---- Working data
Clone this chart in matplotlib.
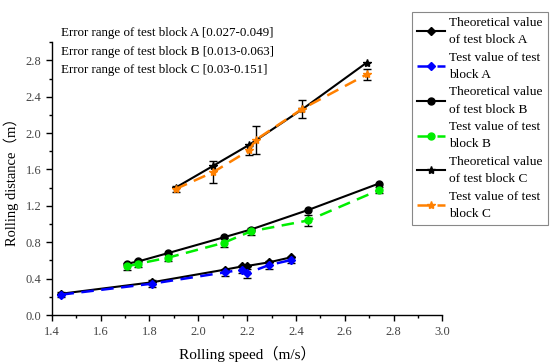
import matplotlib
matplotlib.use('Agg')
import matplotlib.pyplot as plt
from matplotlib.ticker import MultipleLocator

plt.rcParams['font.family'] = ['Liberation Serif', 'Noto Sans CJK SC']

# block A
a_x = [1.44, 1.81, 2.11, 2.18, 2.20, 2.29, 2.38]
a_theo = [0.235, 0.36, 0.50, 0.535, 0.54, 0.58, 0.635]
a_test = [0.225, 0.345, 0.47, 0.50, 0.46, 0.55, 0.605]
a_err = [0.03, 0.04, 0.04, 0.04, 0.05, 0.04, 0.03]

# block B
b_x = [1.71, 1.755, 1.875, 2.105, 2.215, 2.45, 2.74]
b_theo = [0.565, 0.59, 0.68, 0.855, 0.94, 1.155, 1.446]
b_test = [0.535, 0.565, 0.63, 0.795, 0.92, 1.04, 1.374]
b_err = [0.04, 0.04, 0.04, 0.05, 0.04, 0.06, 0.03]

# block C
c_x_theo = [1.907, 2.061, 2.208, 2.425, 2.69]
c_theo = [1.40, 1.64, 1.87, 2.26, 2.775]
c_x_test = [1.907, 2.061, 2.208, 2.235, 2.425, 2.69]
c_test = [1.385, 1.57, 1.81, 1.925, 2.265, 2.645]
c_err = [0.03, 0.12, 0.05, 0.15, 0.10, 0.06]

notes = ['Error range of test block A [0.027-0.049]',
         'Error range of test block B [0.013-0.063]',
         'Error range of test block C [0.03-0.151]']

labels = ['Theoretical value\nof test block A', 'Test value of test\nblock A',
          'Theoretical value\nof test block B', 'Test value of test\nblock B',
          'Theoretical value\nof test block C', 'Test value of test\nblock C']

fig = plt.figure(figsize=(5.5, 3.63), dpi=100)
ax = fig.add_axes([0.094, 0.132, 0.7105, 0.752])

dash = (0, (5, 3))
ebkw = dict(ecolor='black', elinewidth=1.0, capsize=3, capthick=1.0)

h = []
l, = ax.plot(a_x, a_theo, color='black', lw=1.5, marker='D', ms=4)
h.append(l)
eb = ax.errorbar(a_x, a_test, yerr=a_err, color='#0000ff', lw=1.8, ls=dash, marker='D', ms=4, **ebkw)
h.append(eb[0])
l, = ax.plot(b_x, b_theo, color='black', lw=1.5, marker='o', ms=5)
h.append(l)
eb = ax.errorbar(b_x, b_test, yerr=b_err, color='#00ee00', lw=1.8, ls=dash, marker='o', ms=5, **ebkw)
h.append(eb[0])
l, = ax.plot(c_x_theo, c_theo, color='black', lw=1.5, marker='*', ms=6)
h.append(l)
eb = ax.errorbar(c_x_test, c_test, yerr=c_err, color='#ff8000', lw=1.8, ls=dash, marker='*', ms=6, **ebkw)
h.append(eb[0])

ax.set_xlim(1.4, 3.0)
ax.set_ylim(0.0, 3.0)
ax.xaxis.set_major_locator(MultipleLocator(0.2))
ax.xaxis.set_minor_locator(MultipleLocator(0.1))
ax.yaxis.set_major_locator(MultipleLocator(0.4))
ax.yaxis.set_minor_locator(MultipleLocator(0.2))
ax.spines['top'].set_visible(False)
ax.spines['right'].set_visible(False)
for s in ['left', 'bottom']:
    ax.spines[s].set_linewidth(1.0)
ax.tick_params(which='major', direction='out', length=4, width=1.0, labelsize=9, labelcolor='#444444')
ax.tick_params(which='minor', direction='out', length=2, width=1.0)
ax.set_xticklabels([f'{v:.1f}' for v in ax.get_xticks()])
ax.set_yticklabels([f'{v:.1f}' for v in ax.get_yticks()])

ax.set_xlabel('Rolling speed（m/s）', fontsize=11, labelpad=6)
ax.set_ylabel('Rolling distance（m）', fontsize=10.5, labelpad=5)

for i, t in enumerate(notes):
    ax.text(0.025, 1.033 - i * 0.068, t, transform=ax.transAxes, fontsize=9.4, va='center', ha='left')

leg = fig.legend(h, labels, loc='upper left', bbox_to_anchor=(0.7485, 0.968), fontsize=9.6,
                 frameon=True, fancybox=False, edgecolor='#888888', framealpha=1,
                 labelspacing=0.42, handlelength=2.1, handletextpad=0.3,
                 borderpad=0.4, borderaxespad=0)
leg.get_frame().set_linewidth(0.8)
for t in leg.get_texts():
    t.set_linespacing(1.57)

fig.savefig('out.png', dpi=100)
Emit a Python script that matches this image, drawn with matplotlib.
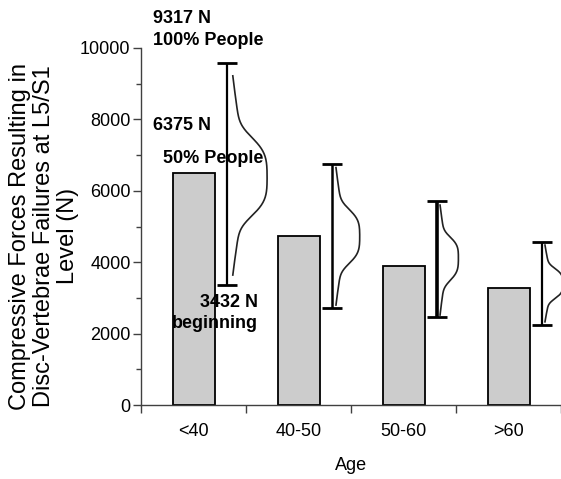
import numpy as np
import matplotlib
matplotlib.use("Agg")
import matplotlib.pyplot as plt
from matplotlib import font_manager

# --- data ---
AGE_GROUPS = ["<40", "40-50", "50-60", ">60"]
MEAN_FORCE = [6500, 4740, 3900, 3290]          # bar heights (N)
RANGE_HIGH = [9580, 6740, 5710, 4570]          # top cap of range bar (N)
RANGE_LOW = [3370, 2720, 2470, 2240]           # bottom cap of range bar (N)
DIST_TOP = [9220, 6650, 5600, 4480]            # distribution outline: upper end (N)
DIST_PEAK = [6375, 4720, 4120, 3400]           # distribution outline: mode (N)
DIST_BOTTOM = [3640, 2800, 2520, 2330]         # distribution outline: lower end (N)
DIST_WIDTH = [0.383, 0.265, 0.205, 0.2]        # distribution outline: max width (x units)

Y_TICKS = [0, 2000, 4000, 6000, 8000, 10000]
Y_LABEL = "Compressive Forces Resulting in\nDisc-Vertebrae Failures at L5/S1\nLevel (N)"

# style
BAR_COLOR = "#cccccc"
SPINE_COLOR = "#404040"
ERR_LW = [1.6, 1.8, 2.6, 1.6]
RANGE_OFFSET = 0.318
BAR_WIDTH = 0.4

installed = {f.name for f in font_manager.fontManager.ttflist}
if "Liberation Sans Narrow" in installed:
    TICK_FONT = {"family": "Liberation Sans Narrow", "size": 15}
else:
    TICK_FONT = {"family": "Liberation Sans", "size": 13}

plt.rcParams["font.family"] = ["Liberation Sans", "DejaVu Sans"]


def dist_outline(x0, top, peak, bottom, width):
    y = np.linspace(bottom, top, 300)
    t = np.where(y >= peak, (y - peak) / (top - peak), (y - peak) / (peak - bottom))
    shape = 0.6 * np.exp(-(t / 0.42) ** 4) + 0.4 * np.exp(-t ** 2)
    return x0 + width * shape, y


fig = plt.figure(figsize=(5.61, 4.79), dpi=100)
ax = fig.add_axes([141 / 561, 1 - 405 / 479, 1 - 141 / 561, (405 - 48) / 479])

x = np.arange(len(AGE_GROUPS))
ax.bar(x, MEAN_FORCE, width=BAR_WIDTH, color=BAR_COLOR, edgecolor="black", linewidth=1.3, zorder=2)

for i in range(len(AGE_GROUPS)):
    xe = x[i] + RANGE_OFFSET
    mid = (RANGE_HIGH[i] + RANGE_LOW[i]) / 2
    ax.errorbar(
        xe, mid,
        yerr=[[mid - RANGE_LOW[i]], [RANGE_HIGH[i] - mid]],
        fmt="none", ecolor="black", elinewidth=ERR_LW[i], capsize=7, capthick=2.0, zorder=3,
    )
    cx, cy = dist_outline(xe, DIST_TOP[i], DIST_PEAK[i], DIST_BOTTOM[i], DIST_WIDTH[i])
    ax.plot(cx, cy, color="#222222", linewidth=1.2, zorder=3)

ax.set_xlim(-0.5, 3.425)
ax.set_ylim(0, 10000)

# spines
for side in ["top", "right"]:
    ax.spines[side].set_visible(False)
for side in ["left", "bottom"]:
    ax.spines[side].set_color(SPINE_COLOR)
    ax.spines[side].set_linewidth(1.0)

# y axis
ax.set_yticks(Y_TICKS)
ax.set_yticks(np.arange(1000, 10000, 2000), minor=True)
ax.set_yticklabels([str(v) for v in Y_TICKS], fontdict=TICK_FONT)
ax.tick_params(axis="y", which="major", length=5.5, width=1.0, color=SPINE_COLOR, pad=2)
ax.tick_params(axis="y", which="minor", length=3.5, width=1.0, color=SPINE_COLOR)

# x axis: ticks at group boundaries, labels at group centres
ax.set_xticks([-0.5, 0.5, 1.5, 2.5, 3.5])
ax.set_xticklabels([])
ax.set_xticks(x, minor=True)
ax.set_xticklabels(AGE_GROUPS, minor=True, fontdict=TICK_FONT)
ax.tick_params(axis="x", which="major", length=5.5, width=1.0, color=SPINE_COLOR)
ax.tick_params(axis="x", which="minor", length=0, pad=13)
ax.set_xlabel("Age", fontdict=TICK_FONT, labelpad=12)

fig.text(44 / 561, 1 - 236 / 479, Y_LABEL, rotation=90, ha="center", va="center",
         multialignment="center", fontsize=17, linespacing=1.12)

# annotations
bold = dict(fontsize=13, fontweight="bold", va="baseline", clip_on=False)
ax.text(-0.388, 10700, "9317 N", ha="left", **bold)
ax.text(-0.388, 10084, "100% People", ha="left", **bold)
ax.text(-0.388, 7703, "6375 N", ha="left", **bold)
ax.text(-0.294, 6770, "50% People", ha="left", **bold)
ax.text(0.612, 2753, "3432 N", ha="right", **bold)
ax.text(0.612, 2157, "beginning", ha="right", **bold)

fig.savefig("out.png", dpi=100)
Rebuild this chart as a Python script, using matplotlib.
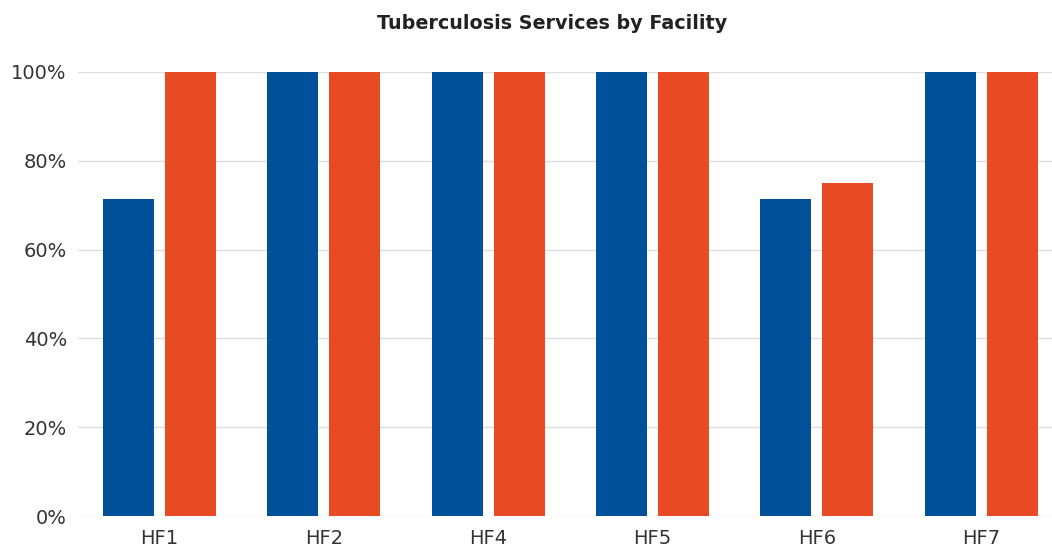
import matplotlib
matplotlib.use('Agg')
import matplotlib.pyplot as plt
import numpy as np

plt.rcParams['font.family'] = ['DejaVu Sans']

facilities = ['HF1', 'HF2', 'HF4', 'HF5', 'HF6', 'HF7']
blue_vals = [71.4, 100, 100, 100, 71.4, 100]
orange_vals = [100, 100, 100, 100, 75, 100]

blue = '#00509a'
orange = '#e84b23'

fig = plt.figure(figsize=(10.52, 5.5), dpi=100)
ax = fig.add_axes([0.0741, 0.0618, 0.9259, 0.8073])

x = np.arange(len(facilities))
w = 0.31
off = 0.1885
ax.bar(x - off, blue_vals, width=w, color=blue, zorder=3)
ax.bar(x + off, orange_vals, width=w, color=orange, zorder=3)

ax.set_ylim(0, 100)
ax.set_xlim(-0.496, 5.43)
ax.set_yticks(range(0, 101, 20))
ax.set_yticklabels([str(v) + '%' for v in range(0, 101, 20)])
ax.set_xticks(x)
ax.set_xticklabels(facilities)
ax.grid(axis='y', color='#dddddd', linewidth=1, zorder=0)
ax.set_axisbelow(True)
for s in ax.spines.values():
    s.set_visible(False)
ax.tick_params(axis='both', length=0, colors='#333333')
ax.tick_params(axis='y', labelsize=14, pad=8)
ax.tick_params(axis='x', labelsize=14, pad=9)

fig.text(0.525, 0.958, 'Tuberculosis Services by Facility', ha='center', va='center',
         fontsize=13.8, fontweight='bold', color='#222222')

fig.savefig('out.png', dpi=100)
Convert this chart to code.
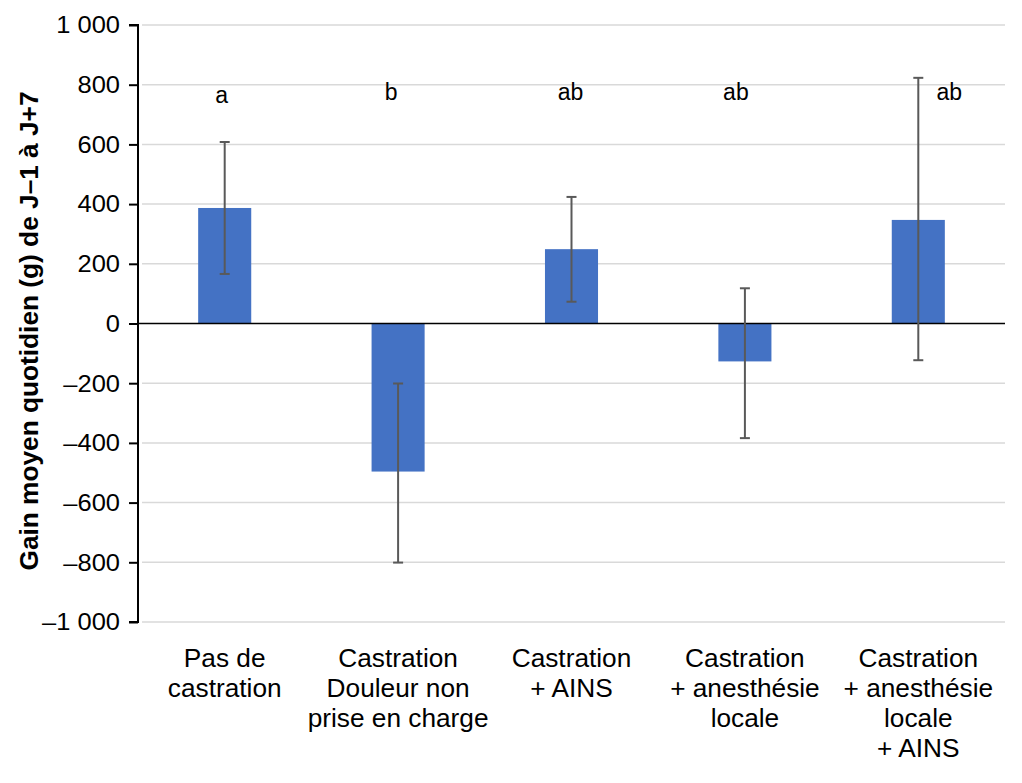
<!DOCTYPE html>
<html>
  <head>
    <meta charset="utf-8" />
    <title>Gain moyen quotidien</title>
    <script src="https://d3js.org/d3.v7.min.js"></script>
    <style>
      body {
        margin: 0;
        background: #fff;
        font-family: 'Liberation Sans', Arial, sans-serif;
      }
      .tick text {
        font-size: 24.5px;
        fill: #000;
      }
      .cat-label {
        font-size: 25px;
        fill: #000;
      }
      .letter {
        font-size: 23px;
        fill: #000;
      }
    </style>
  </head>
  <body>
    <div id="chart"></div>
    <script>
      // données
      const categories = [
        ['Pas de', 'castration'],
        ['Castration', 'Douleur non', 'prise en charge'],
        ['Castration', '+ AINS'],
        ['Castration', '+ anesthésie', 'locale'],
        ['Castration', '+ anesthésie', 'locale', '+ AINS'],
      ];
      const means = [387, -496, 249, -127, 347];
      const errLow = [166, -201, 73, -384, -123];
      const errHigh = [608, -801, 424, 118, 823];
      const letters = ['a', 'b', 'ab', 'ab', 'ab'];
      const yTicks = [-1000, -800, -600, -400, -200, 0, 200, 400, 600, 800, 1000];

      const width = 1022;
      const height = 783;
      const margin = { top: 25, right: 17, bottom: 161, left: 138 };
      const tickStretch = 1.04;
      const catStretch = 1.05;

      const svg = d3
        .select('#chart')
        .append('svg')
        .attr('width', width)
        .attr('height', height);

      const x = d3
        .scaleBand()
        .domain(d3.range(categories.length))
        .range([margin.left, width - margin.right])
        .paddingInner(0.694)
        .paddingOuter(0.347);

      const y = d3
        .scaleLinear()
        .domain([-1000, 1000])
        .range([height - margin.bottom, margin.top]);

      const fmt = (v) => {
        const s = d3.format(',')(Math.abs(v)).replace(/,/g, ' ');
        return v < 0 ? '–' + s : s;
      };

      // grille
      svg
        .append('g')
        .selectAll('line')
        .data(yTicks.filter((d) => d !== 0))
        .join('line')
        .attr('x1', margin.left + 4)
        .attr('x2', width - margin.right)
        .attr('y1', (d) => y(d))
        .attr('y2', (d) => y(d))
        .attr('stroke', '#d9d9d9')
        .attr('stroke-width', 1.5);

      // axe Y
      const yAxis = svg
        .append('g')
        .attr('transform', `translate(${margin.left},0)`)
        .call(
          d3
            .axisLeft(y)
            .tickValues(yTicks)
            .tickFormat(fmt)
            .tickSize(9)
            .tickPadding(9),
        );
      yAxis.select('.domain').attr('stroke', '#000').attr('stroke-width', 2);
      yAxis.selectAll('.tick line').attr('stroke', '#000').attr('stroke-width', 2);
      yAxis
        .selectAll('.tick text')
        .style('font-family', "'Liberation Sans', Arial, sans-serif")
        .attr('x', -18 / tickStretch)
        .attr('transform', `scale(${tickStretch},1)`);
      yAxis.select('.domain').attr('d', `M-9,${y(1000)}H0V${y(-1000)}H-9`);

      // barres
      svg
        .append('g')
        .selectAll('rect')
        .data(means)
        .join('rect')
        .attr('x', (d, i) => x(i))
        .attr('width', x.bandwidth())
        .attr('y', (d) => Math.min(y(d), y(0)))
        .attr('height', (d) => Math.abs(y(d) - y(0)))
        .attr('fill', '#4472c4');

      // ligne zéro
      svg
        .append('line')
        .attr('x1', margin.left)
        .attr('x2', width - margin.right)
        .attr('y1', y(0))
        .attr('y2', y(0))
        .attr('stroke', '#000')
        .attr('stroke-width', 1.5);

      // barres d'erreur
      const err = svg.append('g').attr('stroke', '#595959').attr('stroke-width', 2);
      means.forEach((m, i) => {
        const cx = x(i) + x.bandwidth() / 2;
        err
          .append('line')
          .attr('x1', cx)
          .attr('x2', cx)
          .attr('y1', y(errLow[i]))
          .attr('y2', y(errHigh[i]));
        [errLow[i], errHigh[i]].forEach((v) => {
          err
            .append('line')
            .attr('x1', cx - 5)
            .attr('x2', cx + 5)
            .attr('y1', y(v))
            .attr('y2', y(v));
        });
      });

      // lettres de significativité
      const letterShift = [-3, -7, -1, -9, 31];
      svg
        .append('g')
        .selectAll('text')
        .data(letters)
        .join('text')
        .attr('class', 'letter')
        .attr('x', (d, i) => x(i) + x.bandwidth() / 2 + letterShift[i])
        .attr('y', (d, i) => (i === 0 ? 103 : 100))
        .attr('text-anchor', 'middle')
        .text((d) => d);

      // étiquettes des catégories
      const cat = svg
        .append('g')
        .selectAll('text')
        .data(categories)
        .join('text')
        .attr('class', 'cat-label')
        .attr('text-anchor', 'middle')
        .attr('transform', (d, i) => {
          const cx = x(i) + x.bandwidth() / 2;
          return `translate(${cx},0) scale(${catStretch},1)`;
        });
      cat
        .selectAll('tspan')
        .data((d) => d)
        .join('tspan')
        .attr('x', 0)
        .attr('y', (d, j) => 667 + j * 30)
        .text((d) => d);

      // titre de l'axe Y
      svg
        .append('text')
        .attr('transform', `translate(38,331) rotate(-90) scale(1.05,1)`)
        .attr('text-anchor', 'middle')
        .style('font-size', '25px')
        .style('font-weight', 'bold')
        .text('Gain moyen quotidien (g) de J–1 à J+7');
    </script>
  </body>
</html>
--------
Of the lines above, quote exactly those from the one with "Rebuild this chart" through the one with "orange = '#e84b23'", ends included; pictures stay out.

*Task answer*.
Rebuild this chart as a Python script, using matplotlib.
import matplotlib
matplotlib.use('Agg')
import matplotlib.pyplot as plt
import numpy as np

plt.rcParams['font.family'] = ['DejaVu Sans']

facilities = ['HF1', 'HF2', 'HF4', 'HF5', 'HF6', 'HF7']
blue_vals = [71.4, 100, 100, 100, 71.4, 100]
orange_vals = [100, 100, 100, 100, 75, 100]

blue = '#00509a'
orange = '#e84b23'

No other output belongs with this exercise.